About
this Mini-Symposia:
Microscopy of surfaces is growing in importance due to surface structure being essential to the development of technologically important materials such as 2D materials. While established techniques such as AFM, TEM and Raman spectroscopy offer valuable insights into 2D materials, use of either an energetic or scanning probe can lead to surface damage or ambiguity around which features truly lie at the surface. In contrast, atom scattering offers a unique approach with exceptional sensitivity to the electron density above the top layer of atoms due to its low-energy (<100meV) nature. The relatively heavy mass of atoms means that the probe matter wave maintains a small wavelength (~0.05nm) at low energy, permitting the study of nanoscale features of a sample surface. Scanning helium microscopy (SHeM) uses a spatially resolved beam of helium atoms to exploit this sensitivity to image surfaces. Recent developments allow new spatially resolved measurement possibilities including mapping local lattice properties across a sample, such as spacing and orientation of an atomic lattice.
Scientific Topic:
2D materials, atom scattering, scanning helium microscopy, surface microscopy.
Research Scope:
Studies of surface phenomena require tools with exceptional sensitivity to the outermost atomic layer of a material.
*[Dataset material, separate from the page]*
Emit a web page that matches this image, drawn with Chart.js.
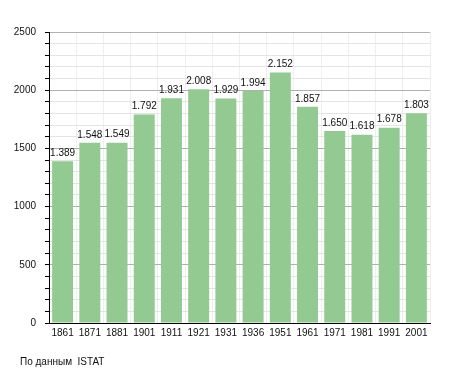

Such surface phenomena are critical to the understanding of many disciplines, including the growing field of 2D materials. Atomic beams provide a low energy probe that, when collimated, can be used to spatially image a surface with unique sensitivity to the surface structure. Recent work has demonstrated the sensitivity to atomic-scale topography of a gold sample (Nat Commun 14, 904 (2023)) and the ability to harness the matter wave character of the helium beam to measure diffraction patterns from a surface atomic lattice (PRL 131, 236202).
Expected Audience Type:
Surface microscopists, atom scattering community.